The Profit-Value Disconnect
Let’s fix this before we get permanently deprioritized.
Priorities Matter
As a product manager for over two decades, I’ve made countless decisions about feature prioritization. While we discuss many factors—short-term versus long-term growth, customer retention versus acquisition, end-user needs versus buyer requirements—one factor ultimately trumps all others: profit. Products succeed when they generate revenue. Product managers who increase revenue advance; those who don’t teach :).
This profit imperative is so fundamental to business that we rarely question it directly. Instead, we debate instrumental goals, uncertain which levers will most effectively drive financial growth. But in an era of accelerating machine intelligence, we need to confront a difficult truth: the gap between profit generation and human value creation is widening, and AI threatens to expand this chasm exponentially.
A Personal Case-Study
Allow me to illustrate with a personal example. I teach adults about machine learning—how it works, practical applications, and societal implications. According to course reviews, I’m good at this, and I work hard to improve.
When planning how to invest my time, I face an unfortunate choice. Activities that would genuinely benefit my students—developing new materials, designing better experiments, writing comprehensive guides, conducting and publishing research—have no impact on my income. Conversely, activities that drive revenue—search engine optimization, creating attention-grabbing social media content, recycling existing curriculum rather than updating it—provide little additional value to my students.
My situation isn’t unique.
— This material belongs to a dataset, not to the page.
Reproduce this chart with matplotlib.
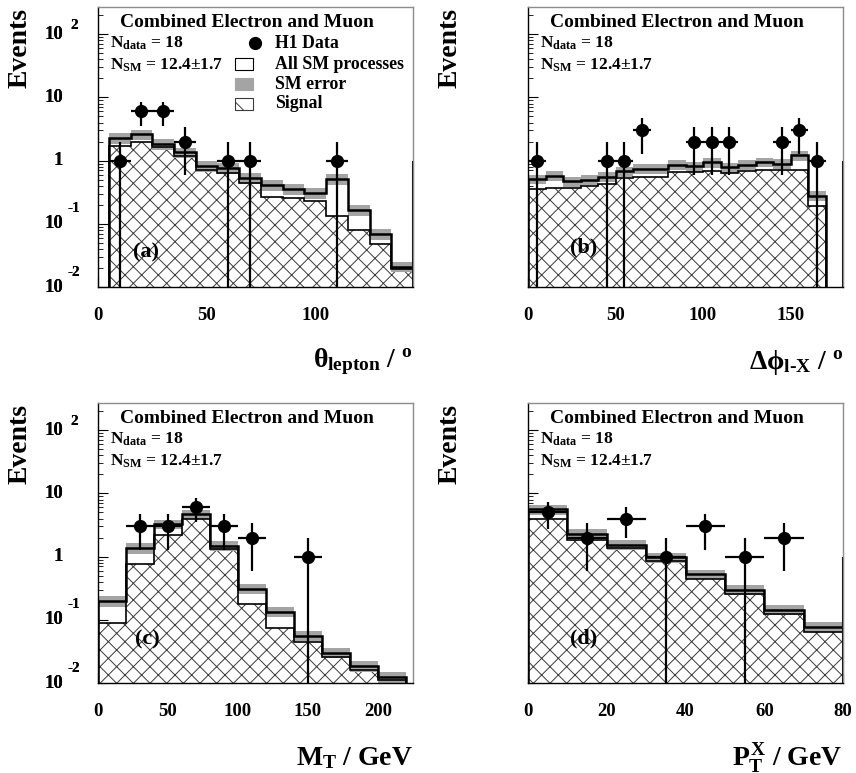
import numpy as np
import matplotlib
matplotlib.use("Agg")
import matplotlib.pyplot as plt
from matplotlib.patches import Rectangle
import matplotlib.transforms as mtransforms
from matplotlib.ticker import LogLocator, MultipleLocator, NullFormatter

plt.rcParams['font.family'] = ['Liberation Serif', 'DejaVu Serif']
plt.rcParams['font.weight'] = 'bold'
plt.rcParams['mathtext.fontset'] = 'custom'
plt.rcParams['mathtext.rm'] = 'Liberation Serif:bold'
plt.rcParams['mathtext.it'] = 'Liberation Serif:bold'
plt.rcParams['mathtext.bf'] = 'Liberation Serif:bold'
plt.rcParams['hatch.linewidth'] = 0.7

# ---------------- data ----------------
# (a) theta_lepton
a_edges = np.arange(5, 146, 10)
a_sm = [2.3, 2.6, 1.86, 1.35, 0.83, 0.77, 0.53, 0.41, 0.36, 0.31, 0.51, 0.167, 0.069, 0.021]
a_err = [0.45, 0.5, 0.36, 0.26, 0.16, 0.15, 0.1, 0.08, 0.07, 0.06, 0.1, 0.032, 0.013, 0.004]
a_sig = [1.7, 2.0, 1.65, 1.17, 0.72, 0.64, 0.45, 0.265, 0.256, 0.226, 0.134, 0.08, 0.048, 0.019]
a_x = [10, 20, 30, 40, 60, 70, 110]
a_n = [1, 6, 6, 2, 1, 1, 1]

# (b) delta phi
b_edges = np.arange(0, 171, 10)
b_sm = [0.51, 0.58, 0.47, 0.50, 0.56, 0.68, 0.74, 0.74, 0.86, 0.81, 0.94, 0.78, 0.86, 0.95, 0.90, 1.21, 0.28]
b_err = [0.09, 0.1, 0.085, 0.09, 0.1, 0.12, 0.13, 0.13, 0.15, 0.15, 0.17, 0.14, 0.15, 0.17, 0.16, 0.22, 0.05]
b_sig = [0.355, 0.37, 0.37, 0.39, 0.42, 0.53, 0.55, 0.56, 0.65, 0.65, 0.68, 0.64, 0.68, 0.70, 0.70, 0.71, 0.19]
b_x = [5, 45, 55, 65, 95, 105, 115, 145, 155, 165]
b_n = [1, 1, 1, 3, 2, 2, 2, 2, 3, 1]

# (c) M_T
c_edges = np.arange(0, 221, 20)
c_sm = [0.20, 1.37, 3.3, 4.7, 1.48, 0.31, 0.135, 0.056, 0.030, 0.0186, 0.0123]
c_err = [0.04, 0.25, 0.55, 0.8, 0.27, 0.055, 0.025, 0.01, 0.0055, 0.0035, 0.0025]
c_sig = [0.089, 0.77, 2.23, 3.87, 1.33, 0.177, 0.075, 0.044, 0.026, 0.016, 0.011]
c_x = [30, 50, 70, 90, 110, 150]
c_n = [3, 3, 6, 3, 2, 1]

# (d) P_T^X
d_edges = np.arange(0, 81, 10)
d_sm = [5.6, 2.3, 1.55, 0.97, 0.53, 0.30, 0.144, 0.078]
d_err = [1.0, 0.4, 0.28, 0.17, 0.095, 0.055, 0.026, 0.014]
d_sig = [4.0, 1.8, 1.39, 0.84, 0.44, 0.26, 0.125, 0.065]
d_x = [5, 15, 25, 35, 45, 55, 65]
d_n = [5, 2, 4, 1, 3, 1, 2]

panels = [
    dict(edges=a_edges, sm=a_sm, err=a_err, sig=a_sig, x=a_x, n=a_n, xlim=(0, 145),
         xticks=[0, 50, 100], minor=10, tag='(a)', xlabel=r'$\theta_{lepton}$ / $^{o}$',
         rect=(98, 7), tagpos=(0.111, 0.125), rightline=True),
    dict(edges=b_edges, sm=b_sm, err=b_err, sig=b_sig, x=b_x, n=b_n, xlim=(0, 180),
         xticks=[0, 50, 100, 150], minor=10, tag='(b)', xlabel=r'$\Delta\phi_{l\text{-}X}$ / $^{o}$',
         rect=(528, 7), tagpos=(0.133, 0.14), rightline=True),
    dict(edges=c_edges, sm=c_sm, err=c_err, sig=c_sig, x=c_x, n=c_n, xlim=(0, 225),
         xticks=[0, 50, 100, 150, 200], minor=10, tag='(c)', xlabel=r'$M_{T}$ / GeV',
         rect=(98, 403), tagpos=(0.117, 0.154), rightline=False),
    dict(edges=d_edges, sm=d_sm, err=d_err, sig=d_sig, x=d_x, n=d_n, xlim=(0, 80),
         xticks=[0, 20, 40, 60, 80], minor=4, tag='(d)', xlabel=r'$P_{T}^{X}$ / GeV',
         rect=(528, 403), tagpos=(0.133, 0.16), rightline=True),
]

W, H = 856, 773
fig = plt.figure(figsize=(W / 100, H / 100), dpi=100)

YMIN, YMAX = 0.01, 270
ylabels = [(100, '10', '2', 9), (10, '10', '', 0), (1, '1', '', 0), (0.1, '10', '-1', 15), (0.01, '10', '-2', 15)]

for i, p in enumerate(panels):
    lx, ty = p['rect']
    ax = fig.add_axes([lx / W, 1 - (ty + 280) / H, 315 / W, 280 / H])
    ax.set_yscale('log')
    ax.set_ylim(YMIN, YMAX)
    ax.set_xlim(*p['xlim'])
    edges = p['edges']
    sm = np.array(p['sm'])
    err = np.array(p['err'])
    sig = np.array(p['sig'])
    base = 1e-5
    ax.stairs(sm, edges, baseline=base, fill=True, facecolor='white', edgecolor='none', zorder=1)
    ax.stairs(sig, edges, baseline=base, fill=True, facecolor='white', edgecolor='#3a3a3a',
              hatch='xx', linewidth=0, zorder=2)
    ax.stairs(sm + err, edges, baseline=sm - err, fill=True, facecolor='#a4a4a4',
              edgecolor='none', zorder=3)
    ax.stairs(sig, edges, baseline=base, color='black', linewidth=1.2, zorder=4)
    ax.stairs(sm, edges, baseline=base, color='black', linewidth=1.8, zorder=5)
    if p['rightline']:
        ax.vlines(p['xlim'][1], YMIN, 1, color='black', linewidth=1.5, zorder=6, clip_on=False)

    n = np.array(p['n'], dtype=float)
    hi = np.sqrt(n)
    lo = n - np.maximum(n - np.sqrt(n), 1e-5)
    half = (edges[1] - edges[0]) / 2
    ax.errorbar(p['x'], n, xerr=half, yerr=[lo, hi], fmt='o', color='black', ms=8.5,
                elinewidth=1.6, capsize=0, zorder=8)

    for s in ['top', 'right']:
        ax.spines[s].set_color('#8c8c8c')
    for s in ['left', 'bottom']:
        ax.spines[s].set_color('black')
    for s in ax.spines.values():
        s.set_linewidth(1.0)
        s.set_zorder(7)
    ax.yaxis.set_major_locator(LogLocator(base=10, numticks=10))
    ax.yaxis.set_minor_locator(LogLocator(base=10, subs=np.arange(2, 10), numticks=20))
    ax.yaxis.set_minor_formatter(NullFormatter())
    ax.set_xticks(p['xticks'])
    ax.xaxis.set_minor_locator(MultipleLocator(p['minor']))
    ax.tick_params(axis='both', which='major', direction='in', length=7, width=0.8,
                   top=False, right=False)
    ax.tick_params(axis='both', which='minor', direction='in', length=3.5, width=0.6,
                   top=False, right=False)
    ax.tick_params(axis='y', which='both', labelleft=False)
    ax.tick_params(axis='x', which='major', labelsize=13.5, pad=14.5)
    for t in ax.get_xticklabels():
        t.set_fontweight('bold')

    ytr = ax.get_yaxis_transform()
    xr = (63 - lx) / 315
    for val, mant, expo, up in ylabels:
        ax.text(xr, val, mant, transform=ytr, ha='right', va='center', fontsize=13.5,
                fontweight='bold', clip_on=False)
        if expo:
            off = mtransforms.offset_copy(ytr, fig=fig, x=7 if expo == '2' else 4, y=up, units='dots')
            ax.text(xr, val, expo, transform=off, ha='left', va='center', fontsize=11,
                    fontweight='bold', clip_on=False)

    fig.text((lx - 78) / W, 1 - (ty + 41) / H, 'Events', rotation=90, ha='center', va='center',
             fontsize=20, fontweight='bold')
    ax.text(1.0, -(75 / 280), p['xlabel'], transform=ax.transAxes, ha='right', va='center',
            fontsize=20, fontweight='bold')

    ax.text(0.473, 0.943, 'Combined Electron and Muon', transform=ax.transAxes, ha='center',
            va='center', fontsize=14, fontweight='bold', zorder=9)
    ax.text(0.038, 0.871, r'N$_{data}$ = 18', transform=ax.transAxes, ha='left', va='center',
            fontsize=12.5, fontweight='bold', zorder=9)
    ax.text(0.038, 0.793, r'N$_{SM}$ = 12.4$\pm$1.7', transform=ax.transAxes, ha='left',
            va='center', fontsize=12.5, fontweight='bold', zorder=9)
    ax.text(p['tagpos'][0], p['tagpos'][1], p['tag'], transform=ax.transAxes, ha='left',
            va='center', fontsize=16, fontweight='bold', zorder=9)

    if i == 0:
        ax.plot([0.498], [0.871], 'o', color='black', ms=8.5, transform=ax.transAxes,
                clip_on=False, zorder=9)
        bx, bw, bh = 0.435, 0.057, 0.043
        ax.add_patch(Rectangle((bx, 0.796 - bh / 2), bw, bh, transform=ax.transAxes,
                               facecolor='white', edgecolor='black', linewidth=0.8, zorder=9))
        ax.add_patch(Rectangle((bx, 0.725 - bh / 2), bw, bh, transform=ax.transAxes,
                               facecolor='#a4a4a4', edgecolor='#a4a4a4', linewidth=0.8, zorder=9))
        ax.add_patch(Rectangle((bx, 0.654 - bh / 2), bw, bh, transform=ax.transAxes,
                               facecolor='white', edgecolor='#3a3a3a', hatch='x',
                               linewidth=0.8, zorder=9))
        for yy, lab in [(0.871, 'H1 Data'), (0.796, 'All SM processes'),
                        (0.725, 'SM error'), (0.654, 'Signal')]:
            ax.text(0.562, yy, lab, transform=ax.transAxes, ha='left', va='center',
                    fontsize=12.8, fontweight='bold', zorder=9)

fig.savefig('out.png', dpi=100)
Throughout our economy, the correlation between revenue-generating activities and value-creating activities has weakened considerably:
- Approximately 2.5% of U.S. GDP goes to advertising, with research from the Journal of Consumer Research indicating that the majority serves to manipulate rather than inform consumers.
- According to JAMA, pharmaceutical companies spend 19% of revenue on marketing compared to 16% on research and development—prioritizing selling existing drugs over developing better ones.
- A 2019 study in Health Affairs found that U.S. healthcare administrative costs consume 8.2% of healthcare expenditures versus 2.7% in Canada’s single-payer system—a difference that represents hundreds of billions in spending that doesn’t improve health outcomes.
- Federal Reserve data shows the financial sector has grown from 2-3% of GDP in the 1950s to 7-8% today, with most growth coming from trading existing assets rather than funding new productive enterprises.
- Bureau of Labor Statistics data demonstrates that while U.S. worker productivity has risen by approximately 62% since the 1970s, real median wages have increased by only about 17%.
Machine Learning: Optimization Optimized
A colleague recently reminded me that optimizing for a single value is easier than balancing multiple objectives. This observation cuts to the heart of the challenge we face with AI. Machine learning excels at optimization—continuously refining parameters to maximize a specific, measurable outcome. Anything that doesn’t directly contribute to that outcome gets systematically eliminated.
Business itself already functions as “an algorithm optimizing for profit,” as Berkeley professor and AI pioneer Stuart Russell aptly described. For decades, corporations have deployed machine learning to optimize business models toward financial returns, neatly coinciding with the aforementioned productivity-wage gap.
What happens when we unleash superintelligent AI—built on trillions of dollars in speculative investment—to maximize returns on that investment? The already troubling divergence between profit generation and human benefit is likely to accelerate beyond our capacity to course-correct.
Alternative Paths Forward
Some organizations have demonstrated that alternative models are viable. Benefit Corporations legally commit to positive impact alongside profit. Platform cooperatives like Stocksy United distribute value more equitably among contributors. Organizations like the Mozilla Foundation develop technology explicitly for public benefit.
These examples remain outliers, but they illustrate that we can design systems that align financial incentives with human wellbeing—if we choose to.
Reimagining Our Fundamental Assumptions
Machine intelligence represents an unprecedented resource—built upon centuries of shared human intellectual achievement. We stand at a pivotal moment: we can harness this technology to optimize ever more aggressively for profit extraction, or we can deploy it to enhance human flourishing for everyone.
The latter won’t happen automatically. It requires intentional redesign of economic incentives, corporate structures, and regulatory frameworks. Most urgently, it demands that we question core assumptions about what business is for and how success should be measured.
This isn’t naive idealism—it’s pragmatism. A system that increasingly disconnects wealth creation from value creation will eventually collapse. As AI accelerates this disconnect, reconsidering our fundamental assumptions becomes not just morally necessary but practically essential.
The truly naive position would be expecting different outcomes while maintaining the same incentive structures. The smart move—even if it risks appearing radical—is to redesign those incentives before superintelligent optimization makes that task impossible.